Job -> Answer with one number: how many lines hold the string "uses".

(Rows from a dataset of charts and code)
===
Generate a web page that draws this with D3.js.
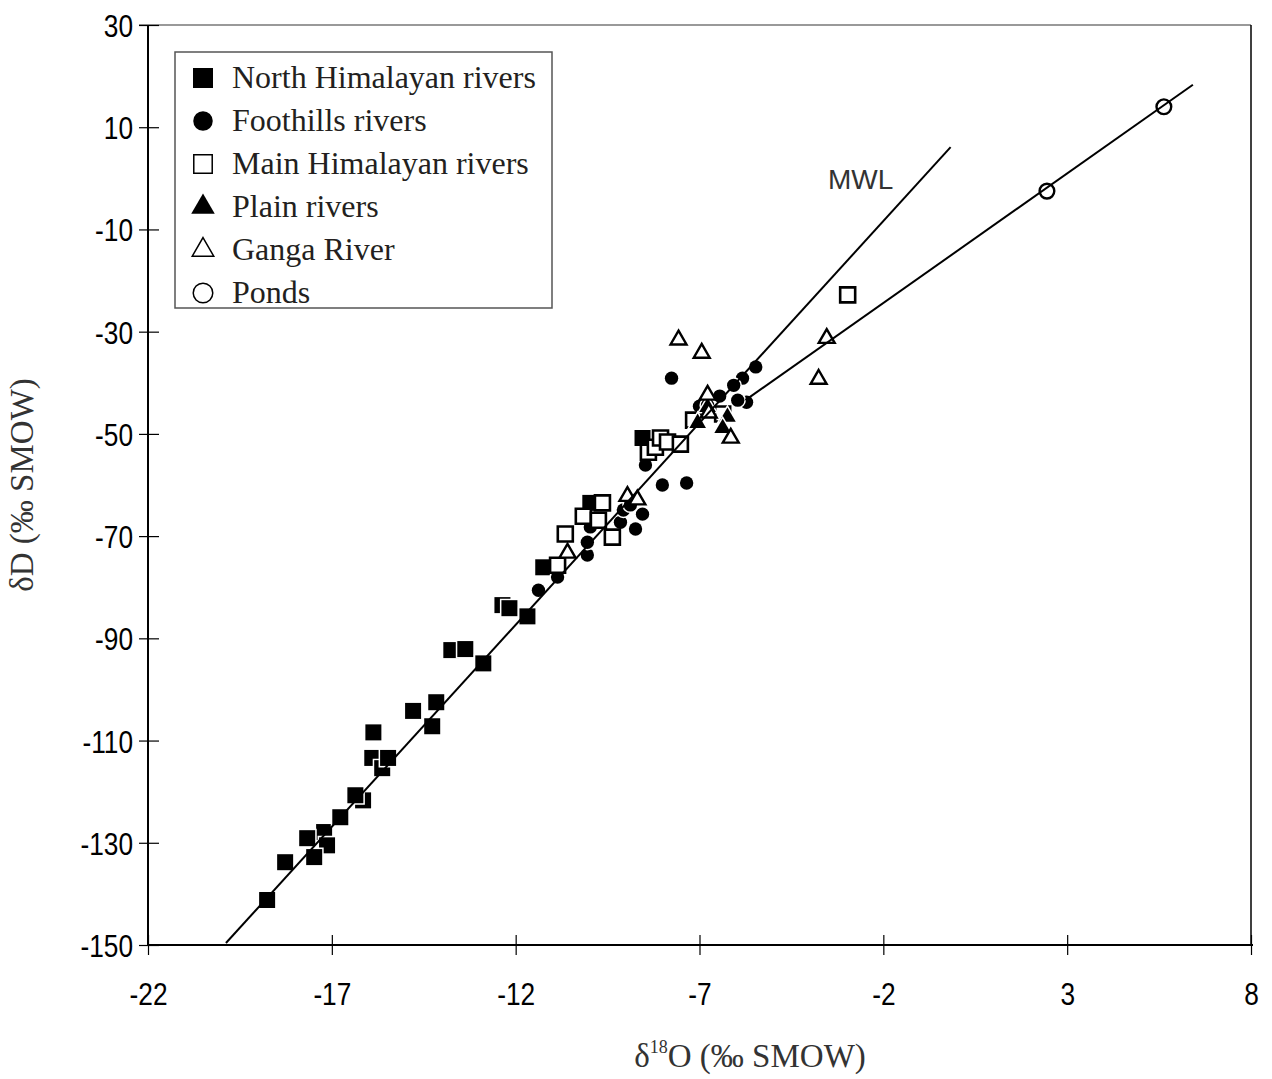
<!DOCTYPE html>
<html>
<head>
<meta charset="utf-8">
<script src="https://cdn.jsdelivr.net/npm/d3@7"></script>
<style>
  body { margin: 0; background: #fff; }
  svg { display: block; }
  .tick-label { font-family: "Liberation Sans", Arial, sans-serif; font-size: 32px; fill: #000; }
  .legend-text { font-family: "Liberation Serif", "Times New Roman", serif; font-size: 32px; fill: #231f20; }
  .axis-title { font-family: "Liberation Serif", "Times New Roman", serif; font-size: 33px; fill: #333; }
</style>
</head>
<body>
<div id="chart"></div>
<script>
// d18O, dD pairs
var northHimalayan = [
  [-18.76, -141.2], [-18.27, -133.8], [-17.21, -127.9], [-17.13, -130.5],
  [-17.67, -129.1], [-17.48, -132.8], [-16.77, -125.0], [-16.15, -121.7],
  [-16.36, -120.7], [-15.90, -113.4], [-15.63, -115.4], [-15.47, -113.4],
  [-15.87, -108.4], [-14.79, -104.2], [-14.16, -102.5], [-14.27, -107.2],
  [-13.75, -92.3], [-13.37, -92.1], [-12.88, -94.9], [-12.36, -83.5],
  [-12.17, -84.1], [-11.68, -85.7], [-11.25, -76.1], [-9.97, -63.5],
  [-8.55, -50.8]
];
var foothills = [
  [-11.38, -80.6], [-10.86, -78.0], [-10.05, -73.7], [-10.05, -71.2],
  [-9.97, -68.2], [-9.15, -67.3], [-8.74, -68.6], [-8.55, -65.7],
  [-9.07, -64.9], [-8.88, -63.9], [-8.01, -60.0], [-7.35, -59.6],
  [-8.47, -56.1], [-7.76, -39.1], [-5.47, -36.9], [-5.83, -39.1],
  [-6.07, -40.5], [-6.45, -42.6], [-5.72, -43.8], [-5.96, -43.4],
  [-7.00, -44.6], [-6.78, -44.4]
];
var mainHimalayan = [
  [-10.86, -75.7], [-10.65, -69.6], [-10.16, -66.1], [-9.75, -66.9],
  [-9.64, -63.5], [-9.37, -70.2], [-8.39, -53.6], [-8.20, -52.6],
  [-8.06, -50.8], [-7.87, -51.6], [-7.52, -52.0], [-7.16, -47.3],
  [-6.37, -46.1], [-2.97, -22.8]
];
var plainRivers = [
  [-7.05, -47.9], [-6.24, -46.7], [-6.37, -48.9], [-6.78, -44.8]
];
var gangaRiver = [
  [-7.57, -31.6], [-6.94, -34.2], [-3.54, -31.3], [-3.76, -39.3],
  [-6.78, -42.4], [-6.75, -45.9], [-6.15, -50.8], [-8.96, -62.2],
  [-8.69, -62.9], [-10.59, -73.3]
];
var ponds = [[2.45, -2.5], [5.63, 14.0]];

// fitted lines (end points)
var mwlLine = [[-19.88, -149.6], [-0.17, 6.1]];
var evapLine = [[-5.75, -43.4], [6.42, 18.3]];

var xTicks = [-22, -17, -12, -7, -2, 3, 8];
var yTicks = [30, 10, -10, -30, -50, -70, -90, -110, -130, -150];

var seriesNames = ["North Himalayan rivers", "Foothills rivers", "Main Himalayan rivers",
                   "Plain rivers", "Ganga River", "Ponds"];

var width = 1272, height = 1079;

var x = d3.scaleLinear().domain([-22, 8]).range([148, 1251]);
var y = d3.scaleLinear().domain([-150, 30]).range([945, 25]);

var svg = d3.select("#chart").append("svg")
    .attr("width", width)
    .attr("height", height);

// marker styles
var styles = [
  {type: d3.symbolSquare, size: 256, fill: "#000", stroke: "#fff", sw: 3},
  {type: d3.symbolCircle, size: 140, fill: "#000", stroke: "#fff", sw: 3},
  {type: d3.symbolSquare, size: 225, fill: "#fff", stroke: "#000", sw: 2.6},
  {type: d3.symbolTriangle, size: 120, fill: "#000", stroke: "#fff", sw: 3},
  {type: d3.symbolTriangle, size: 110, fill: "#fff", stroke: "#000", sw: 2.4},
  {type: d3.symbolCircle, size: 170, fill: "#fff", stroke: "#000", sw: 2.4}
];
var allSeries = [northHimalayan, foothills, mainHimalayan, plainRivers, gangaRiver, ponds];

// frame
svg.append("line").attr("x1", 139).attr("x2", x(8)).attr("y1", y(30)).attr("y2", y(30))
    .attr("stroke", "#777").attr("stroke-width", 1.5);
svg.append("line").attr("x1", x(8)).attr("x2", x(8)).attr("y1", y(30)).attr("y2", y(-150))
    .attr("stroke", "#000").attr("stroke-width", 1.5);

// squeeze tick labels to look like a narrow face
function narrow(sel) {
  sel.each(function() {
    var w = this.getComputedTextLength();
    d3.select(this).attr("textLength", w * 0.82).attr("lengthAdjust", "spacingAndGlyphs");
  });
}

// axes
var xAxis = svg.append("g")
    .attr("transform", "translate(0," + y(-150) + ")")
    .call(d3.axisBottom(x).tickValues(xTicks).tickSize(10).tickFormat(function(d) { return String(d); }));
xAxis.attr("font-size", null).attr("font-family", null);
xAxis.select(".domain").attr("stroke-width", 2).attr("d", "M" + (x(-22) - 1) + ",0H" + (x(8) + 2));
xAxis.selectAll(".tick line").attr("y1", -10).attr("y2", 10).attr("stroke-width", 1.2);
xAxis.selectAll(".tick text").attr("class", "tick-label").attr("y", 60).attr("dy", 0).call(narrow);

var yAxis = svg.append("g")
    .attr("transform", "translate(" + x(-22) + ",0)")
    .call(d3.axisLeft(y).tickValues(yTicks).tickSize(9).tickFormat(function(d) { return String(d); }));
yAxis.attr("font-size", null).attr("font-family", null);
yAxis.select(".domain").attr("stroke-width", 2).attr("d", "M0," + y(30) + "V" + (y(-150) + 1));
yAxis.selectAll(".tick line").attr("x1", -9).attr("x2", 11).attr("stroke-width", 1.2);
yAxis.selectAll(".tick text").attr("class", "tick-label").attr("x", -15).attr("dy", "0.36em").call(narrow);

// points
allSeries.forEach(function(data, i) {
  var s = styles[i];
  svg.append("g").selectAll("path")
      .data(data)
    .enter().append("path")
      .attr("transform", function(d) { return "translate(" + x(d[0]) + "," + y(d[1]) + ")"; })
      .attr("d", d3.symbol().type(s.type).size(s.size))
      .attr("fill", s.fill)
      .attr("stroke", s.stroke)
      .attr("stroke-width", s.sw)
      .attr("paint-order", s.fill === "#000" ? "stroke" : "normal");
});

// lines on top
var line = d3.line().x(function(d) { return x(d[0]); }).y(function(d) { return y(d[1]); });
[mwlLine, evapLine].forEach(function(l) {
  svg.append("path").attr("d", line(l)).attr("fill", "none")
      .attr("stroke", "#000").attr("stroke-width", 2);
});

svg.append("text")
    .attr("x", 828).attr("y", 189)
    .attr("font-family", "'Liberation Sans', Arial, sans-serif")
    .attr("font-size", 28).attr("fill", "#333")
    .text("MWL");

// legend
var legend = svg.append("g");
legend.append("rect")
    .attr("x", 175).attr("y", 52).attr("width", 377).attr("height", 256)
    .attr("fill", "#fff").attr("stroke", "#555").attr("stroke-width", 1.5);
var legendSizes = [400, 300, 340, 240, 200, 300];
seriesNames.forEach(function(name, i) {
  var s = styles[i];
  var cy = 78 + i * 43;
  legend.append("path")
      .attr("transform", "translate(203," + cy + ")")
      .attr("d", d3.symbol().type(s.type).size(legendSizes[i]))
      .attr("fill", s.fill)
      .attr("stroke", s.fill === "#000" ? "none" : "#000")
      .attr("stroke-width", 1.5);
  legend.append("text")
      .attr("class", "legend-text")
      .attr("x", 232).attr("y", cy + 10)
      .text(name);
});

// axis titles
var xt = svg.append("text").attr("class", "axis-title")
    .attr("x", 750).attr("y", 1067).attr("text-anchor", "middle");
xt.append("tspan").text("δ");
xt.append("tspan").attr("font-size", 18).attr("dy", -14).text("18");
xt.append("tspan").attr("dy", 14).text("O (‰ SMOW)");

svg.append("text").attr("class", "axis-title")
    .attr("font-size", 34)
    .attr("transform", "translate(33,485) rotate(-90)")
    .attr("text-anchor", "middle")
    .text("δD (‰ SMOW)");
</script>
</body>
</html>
===
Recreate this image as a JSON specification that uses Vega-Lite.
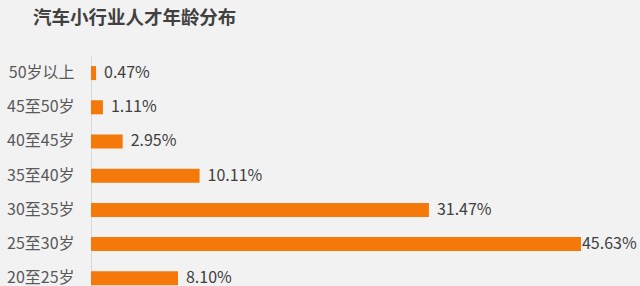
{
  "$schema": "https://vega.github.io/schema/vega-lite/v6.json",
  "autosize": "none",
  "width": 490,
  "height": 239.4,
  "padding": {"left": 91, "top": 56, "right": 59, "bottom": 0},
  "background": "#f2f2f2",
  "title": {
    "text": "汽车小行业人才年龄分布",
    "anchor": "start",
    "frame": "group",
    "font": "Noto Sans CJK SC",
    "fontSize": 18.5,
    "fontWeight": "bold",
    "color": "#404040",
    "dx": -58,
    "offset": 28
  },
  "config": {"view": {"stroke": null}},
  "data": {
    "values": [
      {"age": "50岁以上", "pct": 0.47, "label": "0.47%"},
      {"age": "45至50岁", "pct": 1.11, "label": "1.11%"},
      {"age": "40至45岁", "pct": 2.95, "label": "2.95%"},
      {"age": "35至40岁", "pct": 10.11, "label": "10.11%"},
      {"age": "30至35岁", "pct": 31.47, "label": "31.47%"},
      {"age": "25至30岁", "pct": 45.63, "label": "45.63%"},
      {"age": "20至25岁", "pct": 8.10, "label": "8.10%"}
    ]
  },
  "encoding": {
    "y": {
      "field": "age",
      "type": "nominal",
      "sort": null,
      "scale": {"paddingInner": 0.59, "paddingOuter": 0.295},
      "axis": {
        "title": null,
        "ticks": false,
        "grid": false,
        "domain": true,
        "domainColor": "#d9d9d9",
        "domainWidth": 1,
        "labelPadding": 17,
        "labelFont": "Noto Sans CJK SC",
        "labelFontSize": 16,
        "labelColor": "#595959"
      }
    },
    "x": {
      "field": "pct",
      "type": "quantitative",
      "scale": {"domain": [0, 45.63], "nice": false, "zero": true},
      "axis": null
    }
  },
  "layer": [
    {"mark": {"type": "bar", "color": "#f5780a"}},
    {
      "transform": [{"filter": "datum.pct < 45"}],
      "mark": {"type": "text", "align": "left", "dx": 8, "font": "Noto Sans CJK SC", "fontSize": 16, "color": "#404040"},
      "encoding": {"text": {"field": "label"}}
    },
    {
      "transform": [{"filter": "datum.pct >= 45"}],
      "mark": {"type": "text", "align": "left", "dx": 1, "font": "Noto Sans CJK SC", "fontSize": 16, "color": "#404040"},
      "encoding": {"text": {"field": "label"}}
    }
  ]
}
===
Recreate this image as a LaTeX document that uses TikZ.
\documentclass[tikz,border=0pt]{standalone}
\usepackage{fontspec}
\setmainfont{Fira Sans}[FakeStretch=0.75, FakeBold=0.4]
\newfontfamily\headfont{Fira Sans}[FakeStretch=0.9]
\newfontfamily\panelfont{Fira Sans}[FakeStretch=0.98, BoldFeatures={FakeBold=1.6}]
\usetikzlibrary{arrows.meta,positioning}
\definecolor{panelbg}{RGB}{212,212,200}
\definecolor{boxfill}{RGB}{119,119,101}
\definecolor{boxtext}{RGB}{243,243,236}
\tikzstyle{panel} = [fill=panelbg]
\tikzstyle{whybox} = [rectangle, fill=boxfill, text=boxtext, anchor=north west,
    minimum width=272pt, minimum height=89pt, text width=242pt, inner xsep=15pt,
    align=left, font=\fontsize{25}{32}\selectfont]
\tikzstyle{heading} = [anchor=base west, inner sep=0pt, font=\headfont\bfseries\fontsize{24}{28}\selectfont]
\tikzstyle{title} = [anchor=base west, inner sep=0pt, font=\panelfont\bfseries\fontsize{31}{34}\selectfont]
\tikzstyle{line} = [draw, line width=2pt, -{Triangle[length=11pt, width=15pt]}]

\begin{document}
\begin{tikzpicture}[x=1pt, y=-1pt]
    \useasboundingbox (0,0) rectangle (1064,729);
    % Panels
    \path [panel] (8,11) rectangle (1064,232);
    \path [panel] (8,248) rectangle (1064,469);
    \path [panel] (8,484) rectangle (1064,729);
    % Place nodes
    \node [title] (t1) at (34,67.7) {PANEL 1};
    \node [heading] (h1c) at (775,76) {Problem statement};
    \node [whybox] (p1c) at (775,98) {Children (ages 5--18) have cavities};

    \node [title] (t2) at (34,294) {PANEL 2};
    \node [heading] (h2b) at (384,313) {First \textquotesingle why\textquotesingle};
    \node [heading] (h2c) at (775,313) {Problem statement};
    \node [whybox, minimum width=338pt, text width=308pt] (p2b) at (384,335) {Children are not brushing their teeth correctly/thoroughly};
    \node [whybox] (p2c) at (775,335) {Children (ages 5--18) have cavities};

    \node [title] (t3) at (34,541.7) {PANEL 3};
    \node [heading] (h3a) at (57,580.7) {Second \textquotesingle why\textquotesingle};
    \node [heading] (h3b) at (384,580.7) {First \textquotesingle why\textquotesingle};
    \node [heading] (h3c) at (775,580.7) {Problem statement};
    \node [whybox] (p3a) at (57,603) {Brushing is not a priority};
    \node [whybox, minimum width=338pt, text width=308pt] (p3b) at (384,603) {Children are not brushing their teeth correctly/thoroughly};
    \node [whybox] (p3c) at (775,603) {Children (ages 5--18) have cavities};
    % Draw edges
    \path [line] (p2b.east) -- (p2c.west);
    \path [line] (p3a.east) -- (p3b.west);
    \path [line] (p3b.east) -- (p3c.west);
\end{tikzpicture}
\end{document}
===
Complete answer -> 2